#### TASK GOAL:
Across the material below, how many lines contain the word "this"? Give only the number.

· · · · · · ·

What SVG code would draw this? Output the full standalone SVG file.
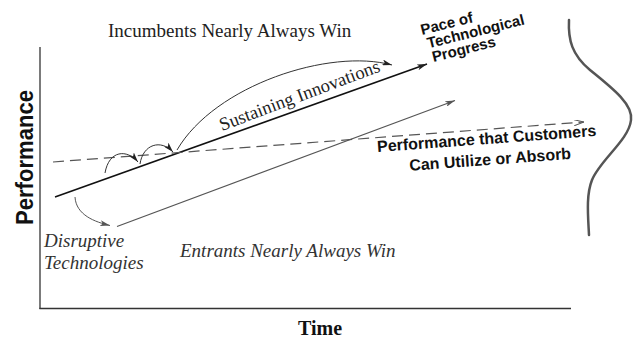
<svg xmlns="http://www.w3.org/2000/svg" width="634" height="339" viewBox="0 0 634 339">
<style>
.serif{font-family:"Liberation Serif","Times New Roman",serif;}
.sans{font-family:"Liberation Sans",Arial,sans-serif;font-weight:bold;fill:#111;}
.it{font-style:italic;fill:#333;}
.conn{fill:none;}
</style>
<defs>
<marker id="ahk" viewBox="0 0 10 6" refX="10" refY="3" markerWidth="10" markerHeight="6" orient="auto" markerUnits="userSpaceOnUse"><path d="M0,0 L10,3 L0,6 L2.5,3 z" fill="#222"/></marker>
<marker id="ahg" viewBox="0 0 10 6" refX="10" refY="3" markerWidth="10" markerHeight="6" orient="auto" markerUnits="userSpaceOnUse"><path d="M0,0 L10,3 L0,6 L2.5,3 z" fill="#555"/></marker>
<marker id="ahd" viewBox="0 0 10 6" refX="10" refY="3" markerWidth="10" markerHeight="6" orient="auto" markerUnits="userSpaceOnUse"><path d="M0,0 L10,3 L0,6" fill="none" stroke="#555" stroke-width="1"/></marker>
</defs>
<rect width="634" height="339" fill="#fff"/>

<g id="axes" fill="none" stroke="#333" stroke-width="1.3">
<line x1="40" y1="47" x2="40" y2="309"/>
<line x1="39.4" y1="308.5" x2="571" y2="308.5"/>
</g>

<g id="boundary">
<path d="M569,20 C568,40 572,55 590,70 C615,90 633,105 631,120 C629,140 600,160 592,180 C586,195 588,215 589,235" fill="none" stroke="#555" stroke-width="2.5" stroke-linecap="round"/>
</g>

<g id="connectors" class="conn">
<line id="pace-line" x1="55" y1="197" x2="427" y2="64" stroke="#111" stroke-width="1.6" marker-end="url(#ahk)"/>
<line id="entrant-line" x1="117" y1="226.5" x2="455" y2="100.5" stroke="#555" stroke-width="1.2" marker-end="url(#ahg)"/>
<line id="customer-line" x1="53" y1="162" x2="584" y2="122" stroke="#555" stroke-width="1.2" stroke-dasharray="11,6" marker-end="url(#ahd)"/>
<path id="hop1" d="M105,173 C109,150 127,149 138,162" stroke="#333" stroke-width="1" fill="none" marker-end="url(#ahk)"/>
<path id="hop2" d="M140,164 C143,144 161,139 173,152" stroke="#333" stroke-width="1" fill="none" marker-end="url(#ahk)"/>
<path id="sustain-arc" d="M177,150 C215,85 330,48 392,65" stroke="#333" stroke-width="1" fill="none" marker-end="url(#ahk)"/>
<path id="disrupt-arc" d="M75,197 C76,215 95,222 110,225.5" stroke="#555" stroke-width="1" fill="none" marker-end="url(#ahg)"/>
</g>

<g id="title-incumbents"><text class="serif" x="108" y="37" font-size="19" fill="#222">Incumbents Nearly Always Win</text></g>

<g id="label-sustaining"><text class="serif" transform="translate(222,131) rotate(-20.6)" font-size="18.5" fill="#222">Sustaining Innovations</text></g>

<g id="label-pace" class="sans" font-size="15" transform="translate(422,35) rotate(-14)">
<text x="0" y="0">Pace of</text>
<text x="3" y="14.5">Technological</text>
<text x="4.5" y="29">Progress</text>
</g>

<g id="label-customers" class="sans" font-size="16" text-anchor="middle" transform="translate(487,144) rotate(-4.2)">
<text x="0" y="0">Performance that Customers</text>
<text x="2" y="21">Can Utilize or Absorb</text>
</g>

<g id="label-disruptive" class="serif it" font-size="19">
<text x="44" y="247">Disruptive</text>
<text x="44" y="269">Technologies</text>
</g>

<g id="label-entrants"><text class="serif it" x="180" y="257" font-size="19">Entrants Nearly Always Win</text></g>

<g id="axis-y-label"><text class="sans" font-size="24" text-anchor="middle" transform="translate(33,157.5) rotate(-90)" textLength="135" lengthAdjust="spacingAndGlyphs">Performance</text></g>

<g id="axis-x-label"><text class="serif" x="320" y="335" font-size="20" font-weight="bold" text-anchor="middle" fill="#111">Time</text></g>
</svg>
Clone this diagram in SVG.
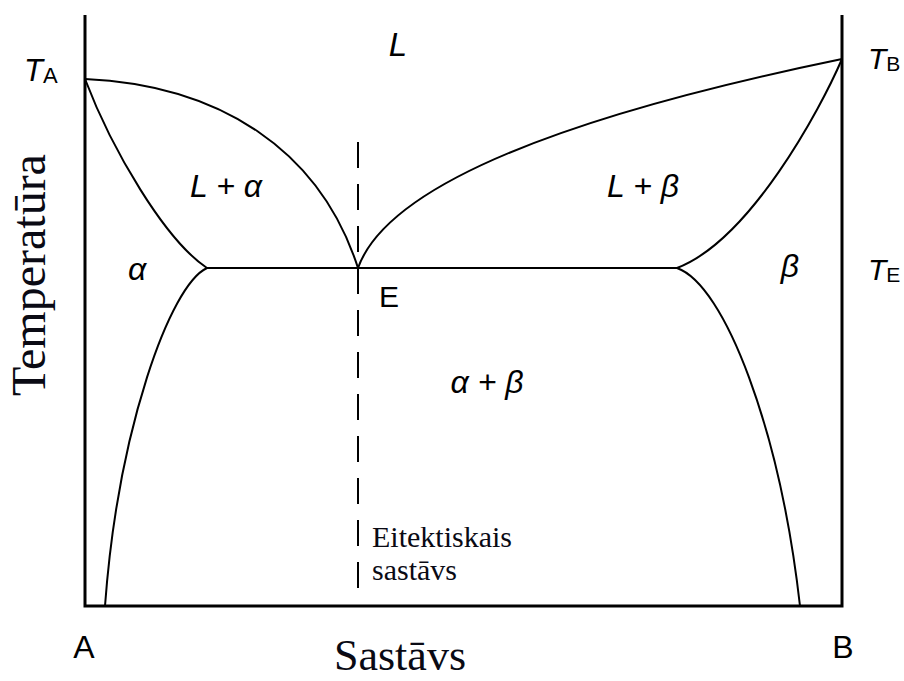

· · · · · · ·

#### WRITTEN SOLUTION:
2